The "Internet advertising as direct mail" model, with click throughs the only meaningful metric, has been dealt a blow. This is great news for content publishers, whose advertising sell is based more on relevance and engagement, and less on delivering boat loads of click troughs.
As I have said many times on this blog, if you are staking your continued online media sales on delivering click thoughs alone you are toast. For online media buyers, there is always a cheaper way to get more click throughs. But media relevancy is making a comeback. The driver? Social media that engages more and more visitors while giving them the power to block advertising.
According to recent post on the Harvard Business Review:
"Early in the Internet era, it looked as if successful online marketing would follow the model of direct marketing. Data profiling and digital media would allow for deeper targeting and more intrusion into consumers’ lives than broadcast marketing. At last, it seemed, marketing would become a branch of social engineering with the marketer firmly in control. Ten years later that view looks to have been quite wrong. What we did not anticipate was that the technology that enabled intrusion would also enable defense against intrusion. From Tivo to Caller ID to social media, consumers have found ways to keep the invaders at bay. Marketers no longer rule the market. They are invited guests. If they are provocative, pertinent and entertaining they get to stay. If they are overbearing there are ways to shut them out."
The article goes on the give a terrific example of how this approach is being used to sell soap. Yup, Dove soap!
"But some brands are cracking the code of social media and discovering how to thrive in the disenchanted environment of Web 2.0. Consider Unilever’s Dove, which has added $1.2 billion to its brand value over the past three years...
The principle made plain by Dove’s success is that in social networks brands must seek to provoke conversation not to dominate it. The locus of control in the marketplace shifts from marketer to consumer, and success is built on a model of co-created meaning.
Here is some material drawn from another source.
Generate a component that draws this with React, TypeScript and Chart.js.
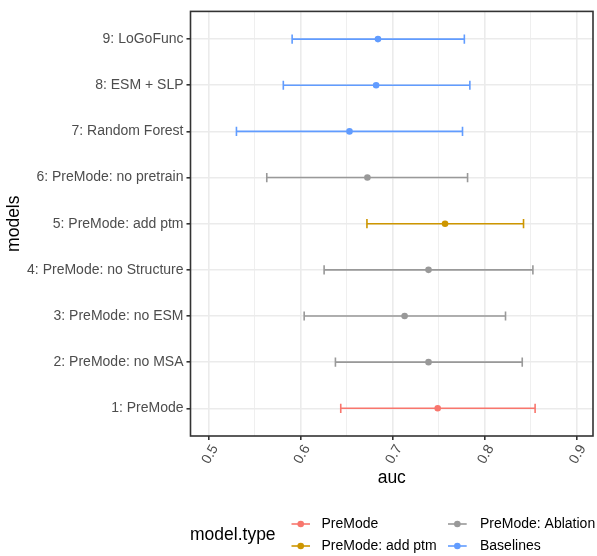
import React, { useEffect, useRef } from "react";
import { Chart, registerables } from "chart.js";

Chart.register(...registerables);

// ---- data ----
const models = [
  "1: PreMode",
  "2: PreMode: no MSA",
  "3: PreMode: no ESM",
  "4: PreMode: no Structure",
  "5: PreMode: add ptm",
  "6: PreMode: no pretrain",
  "7: Random Forest",
  "8: ESM + SLP",
  "9: LoGoFunc",
];
const modelTypeOf = [
  "PreMode",
  "PreMode: Ablation",
  "PreMode: Ablation",
  "PreMode: Ablation",
  "PreMode: add ptm",
  "PreMode: Ablation",
  "Baselines",
  "Baselines",
  "Baselines",
];
const aucMean = [0.749, 0.739, 0.713, 0.739, 0.757, 0.6725, 0.653, 0.682, 0.684];
const aucLower = [0.6435, 0.6377, 0.6037, 0.6254, 0.672, 0.563, 0.53, 0.581, 0.5906];
const aucUpper = [0.855, 0.841, 0.8228, 0.8526, 0.8424, 0.7815, 0.776, 0.784, 0.778];

const typeLevels = ["PreMode", "PreMode: add ptm", "PreMode: Ablation", "Baselines"];
const typeColors = ["#F8766D", "#CD9600", "#999999", "#619CFF"];

const xMajorTicks = [0.5, 0.6, 0.7, 0.8, 0.9];
const xMinorTicks = [0.55, 0.65, 0.75, 0.85];
const xLimits = [0.48, 0.918];

const FONT = "'Liberation Sans', Arial, Helvetica, sans-serif";

export default function App() {
  const ref = useRef<HTMLCanvasElement | null>(null);

  useEffect(() => {
    const canvas = ref.current;
    if (!canvas) return;

    const datasets = typeLevels.map((t, ti) => {
      const pts: any[] = [];
      models.forEach((m, i) => {
        if (modelTypeOf[i] === t) pts.push({ x: aucMean[i], y: i + 1, lo: aucLower[i], hi: aucUpper[i] });
      });
      return {
        label: t,
        data: pts,
        backgroundColor: typeColors[ti],
        borderColor: typeColors[ti],
        pointRadius: 3.3,
        pointBorderWidth: 0,
        showLine: false,
      };
    });

    const majorSet = new Set(xMajorTicks.map((v) => v.toFixed(2)));
    const isMajor = (v: number) => majorSet.has(v.toFixed(2));

    const customPlugin = {
      id: "ggExtras",
      beforeDatasetsDraw(chart: any) {
        const ctx = chart.ctx;
        const xs = chart.scales.x;
        const ys = chart.scales.y;
        ctx.save();
        ctx.lineWidth = 1.6;
        chart.data.datasets.forEach((ds: any) => {
          ctx.strokeStyle = ds.borderColor;
          ds.data.forEach((p: any) => {
            const y = ys.getPixelForValue(p.y);
            const yt = ys.getPixelForValue(p.y + 0.1);
            const yb = ys.getPixelForValue(p.y - 0.1);
            const x0 = xs.getPixelForValue(p.lo);
            const x1 = xs.getPixelForValue(p.hi);
            ctx.beginPath();
            ctx.moveTo(x0, y);
            ctx.lineTo(x1, y);
            ctx.moveTo(x0, yt);
            ctx.lineTo(x0, yb);
            ctx.moveTo(x1, yt);
            ctx.lineTo(x1, yb);
            ctx.stroke();
          });
        });
        ctx.restore();
      },
      afterDraw(chart: any) {
        const ctx = chart.ctx;
        const a = chart.chartArea;
        const xs = chart.scales.x;
        ctx.save();
        // panel border
        ctx.strokeStyle = "#333333";
        ctx.lineWidth = 1.6;
        ctx.strokeRect(a.left, a.top, a.right - a.left, a.bottom - a.top);

        // x tick labels (rotated)
        ctx.fillStyle = "#4D4D4D";
        ctx.font = `14px ${FONT}`;
        ctx.textAlign = "center";
        ctx.textBaseline = "middle";
        xMajorTicks.forEach((v) => {
          const px = xs.getPixelForValue(v);
          ctx.save();
          ctx.translate(px + 1.4, a.bottom + 18.5);
          ctx.rotate(-Math.PI / 3);
          ctx.fillText(v.toFixed(1), 0, 0);
          ctx.restore();
        });

        // axis titles
        ctx.fillStyle = "#000000";
        ctx.font = `17.5px ${FONT}`;
        ctx.fillText("auc", (a.left + a.right) / 2, 478);
        ctx.save();
        ctx.translate(14, (a.top + a.bottom) / 2);
        ctx.rotate(-Math.PI / 2);
        ctx.fillText("models", 0, 0);
        ctx.restore();

        // legend
        ctx.textAlign = "left";
        ctx.fillText("model.type", 190, 535);
        const cols = [
          { keyX0: 291.5, keyX1: 310, labelX: 321.5 },
          { keyX0: 448, keyX1: 466.7, labelX: 480 },
        ];
        const rows = [524, 546];
        ctx.font = `14px ${FONT}`;
        typeLevels.forEach((t, i) => {
          const c = cols[Math.floor(i / 2)];
          const y = rows[i % 2];
          ctx.strokeStyle = typeColors[i];
          ctx.fillStyle = typeColors[i];
          ctx.lineWidth = 1.6;
          ctx.beginPath();
          ctx.moveTo(c.keyX0, y);
          ctx.lineTo(c.keyX1, y);
          ctx.stroke();
          ctx.beginPath();
          ctx.arc((c.keyX0 + c.keyX1) / 2, y, 3.3, 0, Math.PI * 2);
          ctx.fill();
          ctx.fillStyle = "#000000";
          ctx.fillText(t, c.labelX, y);
        });
        ctx.restore();
      },
    };

    const chart = new Chart(canvas, {
      type: "scatter",
      data: { datasets } as any,
      options: {
        animation: false,
        responsive: false,
        devicePixelRatio: 1,
        layout: { padding: { top: 6, right: 3.5, left: 0, bottom: 0 } },
        plugins: { legend: { display: false }, tooltip: { enabled: false } },
        scales: {
          x: {
            type: "linear",
            min: xLimits[0],
            max: xLimits[1],
            afterBuildTicks: (scale: any) => {
              scale.ticks = [...xMajorTicks, ...xMinorTicks]
                .sort((p, q) => p - q)
                .map((v) => ({ value: v }));
            },
            afterFit: (scale: any) => {
              scale.height = 120;
            },
            ticks: { display: false, autoSkip: false },
            border: { display: false },
            grid: {
              color: "#EBEBEB",
              lineWidth: (c: any) => (c.tick && isMajor(c.tick.value) ? 1.6 : 0.8),
              tickColor: (c: any) => (c.tick && isMajor(c.tick.value) ? "#333333" : "rgba(0,0,0,0)"),
              tickWidth: 1.6,
              tickLength: 4,
              drawTicks: true,
            },
          },
          y: {
            type: "linear",
            min: 0.4,
            max: models.length + 0.6,
            afterBuildTicks: (scale: any) => {
              scale.ticks = models.map((_, i) => ({ value: i + 1 }));
            },
            afterFit: (scale: any) => {
              scale.width = 190.5;
            },
            ticks: {
              autoSkip: false,
              padding: 3,
              color: "#4D4D4D",
              font: { family: FONT, size: 14 },
              callback: (v: any) => models[Math.round(Number(v)) - 1] ?? "",
            },
            border: { display: false },
            grid: {
              color: "#EBEBEB",
              lineWidth: 1.6,
              tickColor: "#333333",
              tickWidth: 1.6,
              tickLength: 4,
            },
          },
        },
      } as any,
      plugins: [customPlugin],
    });

    return () => chart.destroy();
  }, []);

  return (
    <div style={{ position: "absolute", left: 0, top: 0, width: 597, height: 556, background: "#ffffff" }}>
      <canvas ref={ref} width={597} height={556} style={{ display: "block", width: 597, height: 556 }} />
    </div>
  );
}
In Web 2.0, marketers accept that it is enough to rouse, to stimulate, to stir.
Dove's strategy was to move away from functional claims and to present itself as a brand with a point of view. It advocated that the beauty industry was contributing to the destruction of self-esteem in girls and young women by propagating unrealistic standards. With its Self-Esteem Fund and The Campaign for Real Beauty, Dove placed itself at odds with its competitors. Consumers loved the conflict. They lit up the digital media, generating millions of pass-along clips for YouTube, clips like Evolution and Hates Her Freckles."
See the Dove campaign website: http://www.dove.us/#/cfrb/
Read the whole post on the Harvard Business Review, "How to Build a Brand on the Web? Ask Unilever"
Thanks Josh for the clarification. Social media really plays a big part on this, I hope direct response too.
-Daniel
Posted by: Direct response services | January 27, 2010 at 12:24 PM
Daniel, In 2009 I did over a dozen media surveys and a thrid were for social media networks. The social media networks all had response rates that were as high as those we used to get for traditional lists and publication lists of 10-15 years ago.
Posted by: Josh Gordon | January 06, 2010 at 10:11 AM
You're definitely right Josh, "responsiveness" is growing in others.
-Daniel
Posted by: Direct response services | January 06, 2010 at 05:31 AM
While response rates are dropping in some areas, "responsiveness" is growing in others.
http://bit.ly/4Cndez
Perhaps our Harvard friends should not write off this aespect of the Internet so soon.
Posted by: Josh Gordon | December 16, 2009 at 08:52 AM
Direct response has been very effective in this kind of thing. I am not sure on the Harvard business review.
-Daniel
Posted by: Direct response expert | November 26, 2009 at 10:51 AM
the golden age isn't over. it has just changed so some of the older tricks don't work as well. just a new age of new ideas.